- Directions for this task
Quote the listing in full, exactly as given, minus any pictures.

- Provided material
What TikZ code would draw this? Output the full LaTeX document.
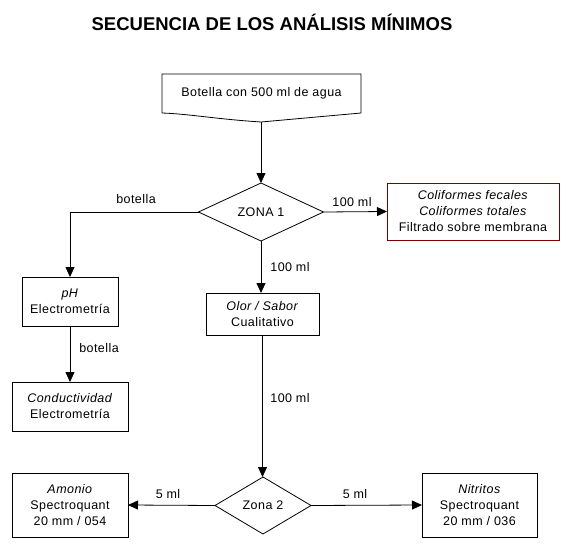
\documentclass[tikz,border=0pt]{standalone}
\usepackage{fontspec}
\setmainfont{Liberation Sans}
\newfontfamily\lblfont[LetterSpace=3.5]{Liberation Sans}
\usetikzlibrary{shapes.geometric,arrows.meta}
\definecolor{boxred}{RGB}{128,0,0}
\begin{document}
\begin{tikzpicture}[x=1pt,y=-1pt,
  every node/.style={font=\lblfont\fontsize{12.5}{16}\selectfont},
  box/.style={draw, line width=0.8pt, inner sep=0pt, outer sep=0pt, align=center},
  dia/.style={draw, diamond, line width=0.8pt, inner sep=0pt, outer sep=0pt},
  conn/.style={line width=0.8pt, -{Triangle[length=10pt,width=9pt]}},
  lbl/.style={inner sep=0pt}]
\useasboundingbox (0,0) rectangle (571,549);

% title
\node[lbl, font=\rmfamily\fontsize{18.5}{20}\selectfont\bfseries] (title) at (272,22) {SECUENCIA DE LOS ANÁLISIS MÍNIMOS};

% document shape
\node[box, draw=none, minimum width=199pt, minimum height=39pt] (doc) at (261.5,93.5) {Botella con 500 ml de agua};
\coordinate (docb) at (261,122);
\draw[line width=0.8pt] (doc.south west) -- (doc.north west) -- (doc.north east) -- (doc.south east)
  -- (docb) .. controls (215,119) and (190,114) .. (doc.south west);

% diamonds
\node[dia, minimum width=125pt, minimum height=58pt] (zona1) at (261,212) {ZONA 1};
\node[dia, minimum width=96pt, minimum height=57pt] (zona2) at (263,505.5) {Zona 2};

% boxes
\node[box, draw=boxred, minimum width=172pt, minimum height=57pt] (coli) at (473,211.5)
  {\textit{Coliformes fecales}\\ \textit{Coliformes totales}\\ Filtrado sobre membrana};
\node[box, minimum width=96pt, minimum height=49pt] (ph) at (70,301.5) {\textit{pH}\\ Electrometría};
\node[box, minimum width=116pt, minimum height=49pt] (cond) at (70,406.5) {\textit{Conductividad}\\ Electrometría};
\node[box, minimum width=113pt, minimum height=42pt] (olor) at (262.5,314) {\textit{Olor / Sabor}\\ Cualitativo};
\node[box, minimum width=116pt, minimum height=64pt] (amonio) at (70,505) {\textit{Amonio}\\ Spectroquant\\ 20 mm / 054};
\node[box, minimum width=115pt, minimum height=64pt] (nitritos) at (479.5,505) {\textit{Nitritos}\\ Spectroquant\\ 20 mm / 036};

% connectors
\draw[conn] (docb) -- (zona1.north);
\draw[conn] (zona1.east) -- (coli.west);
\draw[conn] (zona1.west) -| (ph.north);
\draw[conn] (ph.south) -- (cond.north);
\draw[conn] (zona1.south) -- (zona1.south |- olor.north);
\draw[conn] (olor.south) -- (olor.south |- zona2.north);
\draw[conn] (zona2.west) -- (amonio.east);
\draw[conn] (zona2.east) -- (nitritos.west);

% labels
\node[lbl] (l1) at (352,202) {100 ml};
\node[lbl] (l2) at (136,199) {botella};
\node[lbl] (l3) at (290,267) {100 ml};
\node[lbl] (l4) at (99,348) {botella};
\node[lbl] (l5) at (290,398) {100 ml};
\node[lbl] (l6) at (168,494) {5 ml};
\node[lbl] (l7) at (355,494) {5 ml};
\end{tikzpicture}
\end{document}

- Response for this exercise
What TikZ code would draw this? Output the full LaTeX document.
\documentclass[tikz,border=0pt]{standalone}
\usepackage{fontspec}
\setmainfont{Liberation Sans}
\newfontfamily\lblfont[LetterSpace=3.5]{Liberation Sans}
\usetikzlibrary{shapes.geometric,arrows.meta}
\definecolor{boxred}{RGB}{128,0,0}
\begin{document}
\begin{tikzpicture}[x=1pt,y=-1pt,
  every node/.style={font=\lblfont\fontsize{12.5}{16}\selectfont},
  box/.style={draw, line width=0.8pt, inner sep=0pt, outer sep=0pt, align=center},
  dia/.style={draw, diamond, line width=0.8pt, inner sep=0pt, outer sep=0pt},
  conn/.style={line width=0.8pt, -{Triangle[length=10pt,width=9pt]}},
  lbl/.style={inner sep=0pt}]
\useasboundingbox (0,0) rectangle (571,549);

% title
\node[lbl, font=\rmfamily\fontsize{18.5}{20}\selectfont\bfseries] (title) at (272,22) {SECUENCIA DE LOS ANÁLISIS MÍNIMOS};

% document shape
\node[box, draw=none, minimum width=199pt, minimum height=39pt] (doc) at (261.5,93.5) {Botella con 500 ml de agua};
\coordinate (docb) at (261,122);
\draw[line width=0.8pt] (doc.south west) -- (doc.north west) -- (doc.north east) -- (doc.south east)
  -- (docb) .. controls (215,119) and (190,114) .. (doc.south west);

% diamonds
\node[dia, minimum width=125pt, minimum height=58pt] (zona1) at (261,212) {ZONA 1};
\node[dia, minimum width=96pt, minimum height=57pt] (zona2) at (263,505.5) {Zona 2};

% boxes
\node[box, draw=boxred, minimum width=172pt, minimum height=57pt] (coli) at (473,211.5)
  {\textit{Coliformes fecales}\\ \textit{Coliformes totales}\\ Filtrado sobre membrana};
\node[box, minimum width=96pt, minimum height=49pt] (ph) at (70,301.5) {\textit{pH}\\ Electrometría};
\node[box, minimum width=116pt, minimum height=49pt] (cond) at (70,406.5) {\textit{Conductividad}\\ Electrometría};
\node[box, minimum width=113pt, minimum height=42pt] (olor) at (262.5,314) {\textit{Olor / Sabor}\\ Cualitativo};
\node[box, minimum width=116pt, minimum height=64pt] (amonio) at (70,505) {\textit{Amonio}\\ Spectroquant\\ 20 mm / 054};
\node[box, minimum width=115pt, minimum height=64pt] (nitritos) at (479.5,505) {\textit{Nitritos}\\ Spectroquant\\ 20 mm / 036};

% connectors
\draw[conn] (docb) -- (zona1.north);
\draw[conn] (zona1.east) -- (coli.west);
\draw[conn] (zona1.west) -| (ph.north);
\draw[conn] (ph.south) -- (cond.north);
\draw[conn] (zona1.south) -- (zona1.south |- olor.north);
\draw[conn] (olor.south) -- (olor.south |- zona2.north);
\draw[conn] (zona2.west) -- (amonio.east);
\draw[conn] (zona2.east) -- (nitritos.west);

% labels
\node[lbl] (l1) at (352,202) {100 ml};
\node[lbl] (l2) at (136,199) {botella};
\node[lbl] (l3) at (290,267) {100 ml};
\node[lbl] (l4) at (99,348) {botella};
\node[lbl] (l5) at (290,398) {100 ml};
\node[lbl] (l6) at (168,494) {5 ml};
\node[lbl] (l7) at (355,494) {5 ml};
\end{tikzpicture}
\end{document}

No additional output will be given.